[TASK REQUIREMENTS]:
Report every line below that holds the word "React".

[DATA EXCERPT]:
________________________________________

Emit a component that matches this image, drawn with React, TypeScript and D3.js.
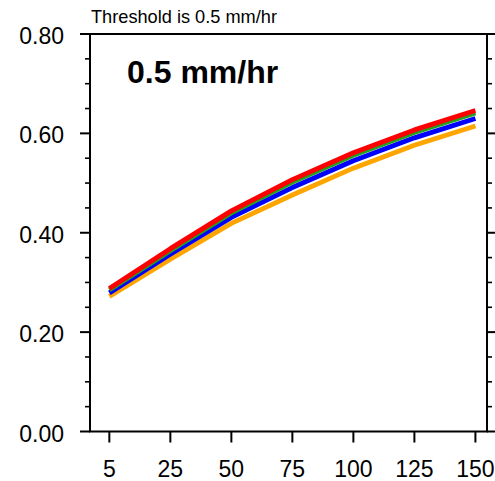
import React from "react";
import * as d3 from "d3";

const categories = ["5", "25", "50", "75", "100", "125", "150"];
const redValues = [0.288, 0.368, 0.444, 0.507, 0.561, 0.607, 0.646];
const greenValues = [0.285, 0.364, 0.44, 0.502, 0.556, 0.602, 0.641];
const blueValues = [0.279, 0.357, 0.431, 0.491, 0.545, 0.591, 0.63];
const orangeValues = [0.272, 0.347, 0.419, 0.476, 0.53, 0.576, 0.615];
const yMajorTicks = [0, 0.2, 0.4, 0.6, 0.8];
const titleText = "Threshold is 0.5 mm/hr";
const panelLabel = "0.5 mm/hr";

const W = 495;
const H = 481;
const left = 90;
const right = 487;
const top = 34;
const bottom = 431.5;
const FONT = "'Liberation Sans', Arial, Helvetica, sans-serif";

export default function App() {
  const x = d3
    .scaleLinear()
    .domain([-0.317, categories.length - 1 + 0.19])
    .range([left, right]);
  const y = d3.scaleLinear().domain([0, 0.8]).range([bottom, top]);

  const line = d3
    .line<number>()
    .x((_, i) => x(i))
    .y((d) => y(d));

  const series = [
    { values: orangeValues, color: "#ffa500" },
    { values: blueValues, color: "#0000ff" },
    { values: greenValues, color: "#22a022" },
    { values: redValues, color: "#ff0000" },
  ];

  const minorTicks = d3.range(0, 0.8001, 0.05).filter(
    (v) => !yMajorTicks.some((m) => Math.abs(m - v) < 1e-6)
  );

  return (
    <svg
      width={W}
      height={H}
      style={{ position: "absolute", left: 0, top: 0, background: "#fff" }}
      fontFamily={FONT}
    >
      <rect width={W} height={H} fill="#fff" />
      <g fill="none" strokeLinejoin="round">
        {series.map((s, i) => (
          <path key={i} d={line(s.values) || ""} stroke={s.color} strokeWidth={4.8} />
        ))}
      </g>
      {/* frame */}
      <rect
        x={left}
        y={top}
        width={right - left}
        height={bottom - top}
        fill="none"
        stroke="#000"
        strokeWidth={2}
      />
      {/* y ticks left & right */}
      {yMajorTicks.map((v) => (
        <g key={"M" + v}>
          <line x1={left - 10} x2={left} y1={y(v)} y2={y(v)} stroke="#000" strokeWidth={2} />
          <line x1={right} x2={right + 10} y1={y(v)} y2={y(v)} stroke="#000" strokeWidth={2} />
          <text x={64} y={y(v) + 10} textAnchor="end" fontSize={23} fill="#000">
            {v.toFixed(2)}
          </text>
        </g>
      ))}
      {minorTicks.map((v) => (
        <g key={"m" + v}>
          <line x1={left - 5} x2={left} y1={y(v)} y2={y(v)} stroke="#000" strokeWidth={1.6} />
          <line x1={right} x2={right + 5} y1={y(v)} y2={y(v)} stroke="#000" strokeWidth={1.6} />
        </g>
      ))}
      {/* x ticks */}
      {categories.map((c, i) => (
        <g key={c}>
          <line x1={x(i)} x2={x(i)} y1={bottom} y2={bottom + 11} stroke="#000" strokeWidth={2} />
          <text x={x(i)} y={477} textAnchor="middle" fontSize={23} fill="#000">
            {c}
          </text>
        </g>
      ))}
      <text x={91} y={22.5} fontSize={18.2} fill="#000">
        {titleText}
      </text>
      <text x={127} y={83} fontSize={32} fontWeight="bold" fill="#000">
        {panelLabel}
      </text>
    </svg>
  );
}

________________________________________

[CORRECT RESPONSE]:
Emit a component that matches this image, drawn with React, TypeScript and D3.js.
import React from "react";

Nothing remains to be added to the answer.